An encryption scheme consists of the following data

  • a plaintext space $\mathcal M$
  • a ciphertext space $\mathcal C$
  • a key space $\mathcal K$
  • a key generating algorithm Gen
  • encryption and decryption algorithms $\operatorname{Enc}_k$ and $\operatorname{Dec}_k$ for each key $k\in \mathcal K$

I would like some clarification on the following extract from Katz & Lindell:

https://i.stack.imgur.com/Q3fzK.png

More specifically, my question is: What does, say, $P(K=k)$ mean exactly? What is the domain and codomain of the random variable $K$? What is the set $\{K=k\}$? Also, what is the domain of Gen?

2 Answers2

1

$K$ is the random variable of "chosen key from the keyspace used in one instance of encryption passing." So, given a key $k \in \mathcal{K}$, $P(K =k)$ is the probability that the key $k$ is chosen for a round of encryption. Most crypto protocols (and certainly analysis of perfect secrecy) require this to be uniformly distributed.

Randall
  • 18,542
  • 2
  • 24
  • 47
  • Yes, thank you @Randall. What is the sample space on which $K$ is defined? Does $K$ take real values? Exactly what is meant by $P(K=k)$? Usually it's shorthand for $P({K=k})$ but I'm not even sure what this set means here. – CRYPTONEWBIE Sep 07 '17 at 18:44
  • I suppose the sample space for $K$ is $\mathcal{K}$, the set of all potential keys.
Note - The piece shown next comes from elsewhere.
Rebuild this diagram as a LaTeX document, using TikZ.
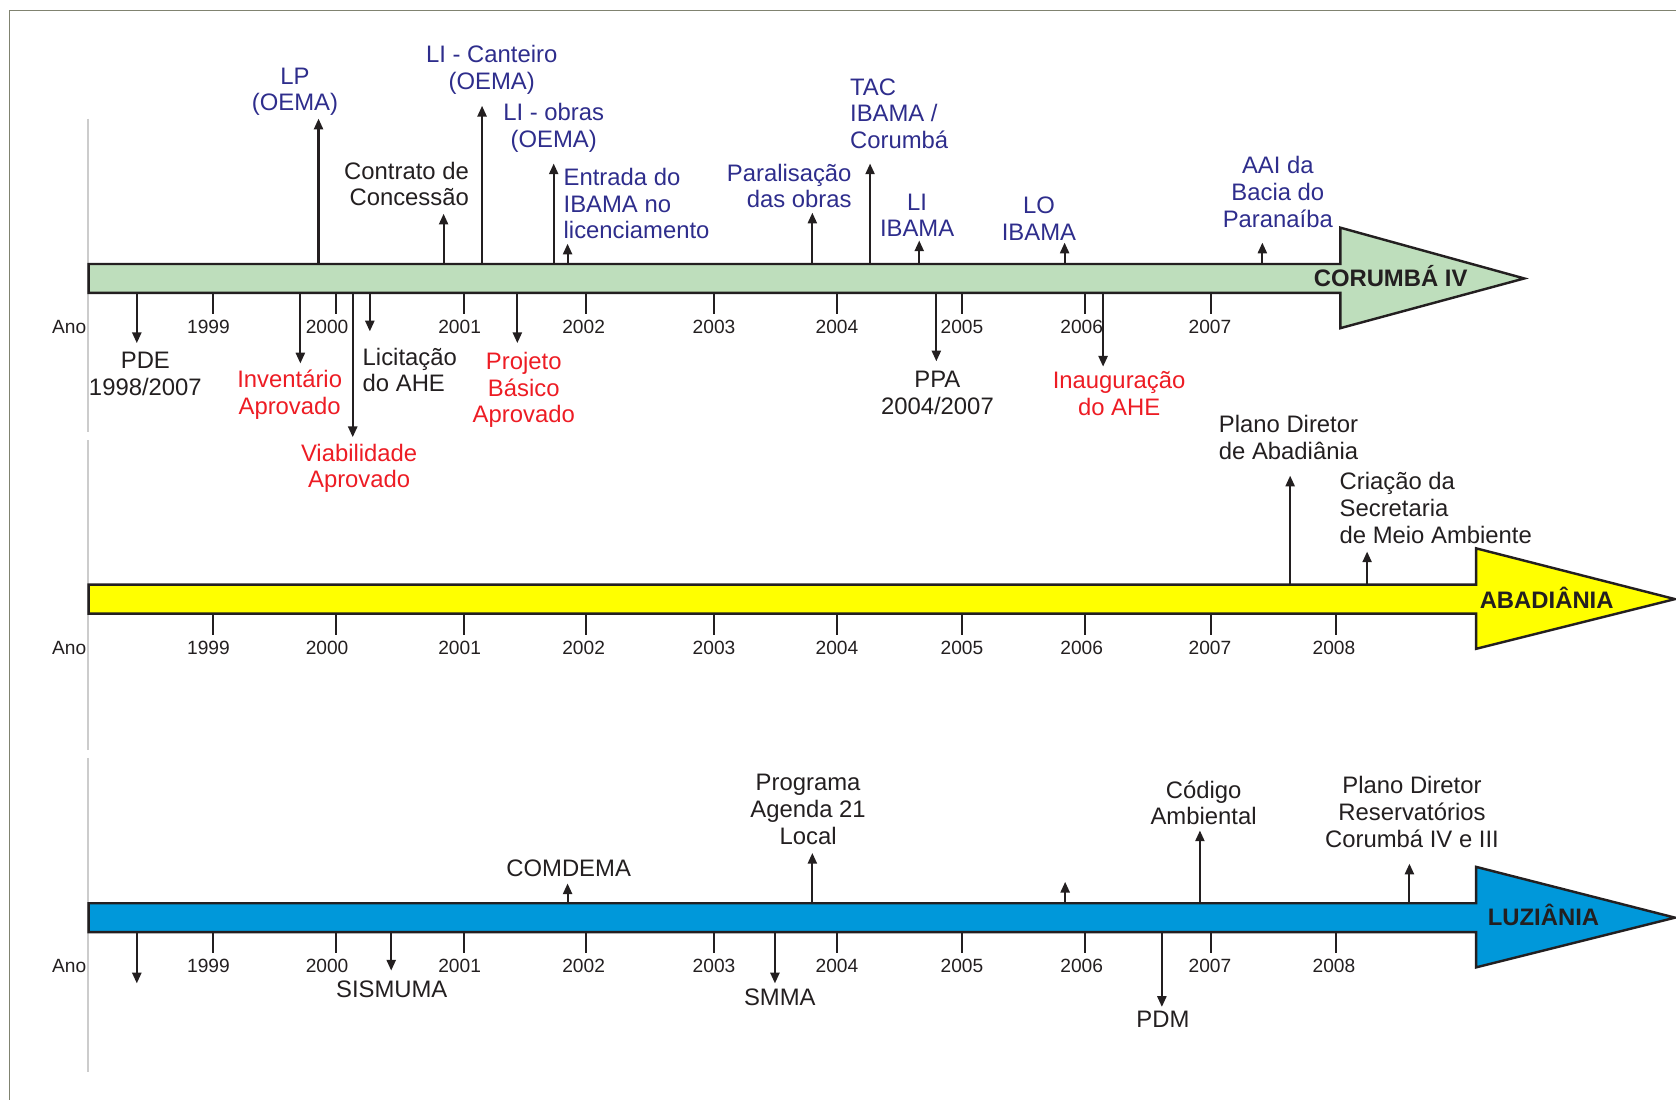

I wouldn't think about it any more deeply than that. – Randall Sep 07 '17 at 18:54
  • But this is also the codomain of $K$? I don't understand. This is bugging me too much, I need to clarify this, @Randall. – CRYPTONEWBIE Sep 07 '17 at 19:27
  • The sample space is $\mathcal{K}$, the random variable $K$ is the identity function on $\mathcal{K}$, the probability function is uniform. Thus $P(K=k)$ means $P({k})$. – Matthew Towers Sep 07 '17 at 19:40
1

Gen is a key generation "algorithm". An algorithm is modelled as a non-deterministic Turing machine. The algorithm has a "security parameter", here the key size $n$ (which can be $128$ for AES). To get a uniform key space: the Turing machine has $1^n$ as input ,a sequence of $n$ $1$'s (or $0$'s if you prefer), and starts at the left, overwriting each $1$ (or $0$ with) with a $0$ or $1$ using the randomised algorithm (given by coin flips), moving 1 to the right. It stops at the end of the input, at the first empty cell. The result is what was written on the tape.

Usually this is written as $\text{Gen}: 1^n \to \mathcal{K}$, to denote that $k$ is chosen uniformly at random from $\{0,1\}^n$. So then $P(K=k) = \frac{1}{2^n}$, as all keys are equally likely. So the sample space for $K$ (as a random variable) is all subsets of $\mathcal{K}$ (so $\mathscr{P}(\mathcal{K})$), and $P(A) = P(K \in A) = \frac{|A|}{2^n}$.

So $P$ is just a probability measure on $\mathscr{P}(\mathcal{K})$ and the random variable $K$ is somewhat superfluous: we can talk about $P(A)$, which we interpret to mean that the key we chose lies in $A$. Usually a random variable maps events in a probability space to numeric values, but in a general sense a random variable is a measurable function from $(S, P)$, a probability space, to any measurable space (like the reals). In this book, Gen is seen as the random function $K$ that produces values in the measurable space $(\mathcal{K},P)$ with the powerset as the $\sigma$-algebra and $P$ uniform as described.

Henno Brandsma
  • 242,131